Actually, we do idiomatically say "In an instant" in English. We just do not put "the completion of" in front of it. This measure of time is indivisible and immediate anyway, so that would not make much sense. See the Century Dictionary and Cyclopedia s.v. instant II 2:
A point in duration; a moment; very small period or interval of time: as, he will return in an instant
This gracious all-commanding beautfy fades in an instant. Burton, Anat. of Mel. P. 536
An instant … is that which takes up the time of only one idea in our minds without succession of another, wherein therefore we perceive no succession at all.. Locke, Human Understanding, II, xiv. 10.
Now, perhaps I misunderstood and you only meant that the latter two idioms are not said in English, but you might want to reconsider this form even if you dismissed it. Since it is less direct than instantly, instantaneously or immediately, it does have a slightly fanciful connotation to it.
The term has been with us since at least the 17th century, as demonstrated by An Apologie of the Power and Providence, which was written by George Hake and published in 1635. The phrase is used four times on page 34 and at least twice in this single sentence:
Now as all creation is immediately by the hand of god soe is it undoubtedly in an instant which is one of the special conditions and properties whereby it is distinguished from generation, the latter requiring time for perfecting thereof, at leastwise in regard of the previous disposition thereunto, though the introduction of the forme bee indeed in an instant, but the former requires no time because it works without all motion or preparative alteration.
It also works quite well to describe feats of heroism as demonstrated by these contexts:
In an instant, Robin, in whose generous heart the feeling of hate had no place, bounded to his rescue. He seized the tail of the tiger and struck him a tremendous blow with his stake."
The Crusoes of Guiana: Or, The White Tiger by Louis Boussenard
For a moment the two men looked into each other's eyes, with hatred like a naked sword between them; and then Guy of Gisborne laughed exultantly and cried out: ' You were ever a fine bowman, but I think you have loosed your last arrow—Robin Hood!'
In an instant robin had sprung to his feet and turned to leap down the steps. Behind him he heard a bellow of astonished rage from the sheriff, and the voice of his old enemy shouting to the men-at-arms to shake him.

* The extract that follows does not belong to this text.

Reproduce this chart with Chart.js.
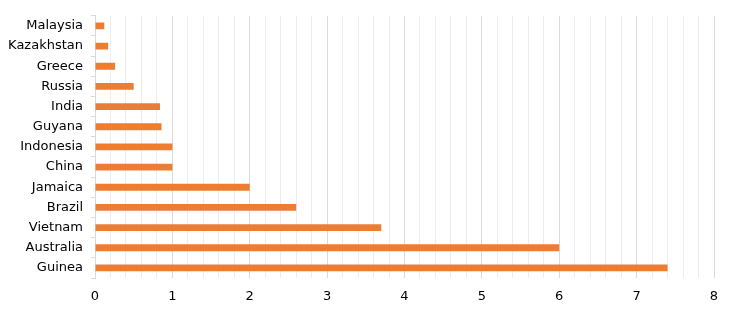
<html>
<head>
  <script src="https://cdn.jsdelivr.net/npm/chart.js"></script>
  <style>
    body { margin: 0; background: #ffffff; }
    #wrap { width: 732px; height: 311px; }
  </style>
</head>
<body>
  <div id="wrap"><canvas id="grafico"></canvas></div>
  <script>
    // paesi (dall'alto in basso) e valori
    var paesi = ["Malaysia", "Kazakhstan", "Greece", "Russia", "India", "Guyana", "Indonesia",
                 "China", "Jamaica", "Brazil", "Vietnam", "Australia", "Guinea"];
    var valori = [0.12, 0.17, 0.26, 0.5, 0.84, 0.86, 1.0, 1.0, 2.0, 2.6, 3.7, 6.0, 7.4];
    var asseMin = 0;
    var asseMax = 8;
    var passoMinore = 0.2;

    function isIntero(v) {
      return Math.abs(v - Math.round(v)) < 1e-6;
    }

    new Chart(document.getElementById('grafico'), {
      type: 'bar',
      data: {
        labels: paesi,
        datasets: [{
          data: valori,
          backgroundColor: '#ED7D31',
          borderWidth: 0,
          barPercentage: 0.34,
          categoryPercentage: 1
        }]
      },
      options: {
        indexAxis: 'y',
        responsive: true,
        maintainAspectRatio: false,
        animation: false,
        layout: { padding: { top: 11, right: 18, bottom: 0, left: 0 } },
        plugins: { legend: { display: false }, tooltip: { enabled: false } },
        scales: {
          x: {
            min: asseMin,
            max: asseMax,
            afterFit: function (scala) { scala.height = 33; },
            ticks: {
              stepSize: passoMinore,
              autoSkip: false,
              maxRotation: 0,
              padding: 11,
              color: '#000000',
              font: { family: 'DejaVu Sans', size: 13 },
              callback: function (v) { return isIntero(v) ? Math.round(v) : ''; }
            },
            grid: {
              drawTicks: false,
              color: function (ctx) {
                return isIntero(ctx.tick.value) ? '#d9d9d9' : '#ededed';
              }
            },
            border: { display: false }
          },
          y: {
            afterFit: function (scala) { scala.width = 95; },
            ticks: {
              padding: 8,
              color: '#000000',
              font: { family: 'DejaVu Sans', size: 13 }
            },
            grid: {
              offset: true,
              drawOnChartArea: false,
              tickLength: 4,
              color: '#d9d9d9'
            },
            border: { display: true, color: '#d9d9d9' }
          }
        }
      }
    });
  </script>
</body>
</html>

The Chronicles of Robin Hood by Rosemary Sutcliff
And why would he, when he could simply fumble in his sunflower-yellow utility belt and produce a gadget that would save him in an instant?
News Statesman, Limited, 2005, page 29, in reference to Batman.
Granted, there are more mundane contexts in which this word can be used too, but I suppose you can see how this usage is fitting. It also seems to be as close of a match to the literal translation you gave as possible, which can help avoid adding unintended connotations to the translation.
Compare with in a jiffy which has effectively the same meaning, except usually more informal and perhaps slangy, despite some niche technical uses, lending to the comparative formality of in an instant. Jiffy is more likely to be used by mechanics than in reference to heroes.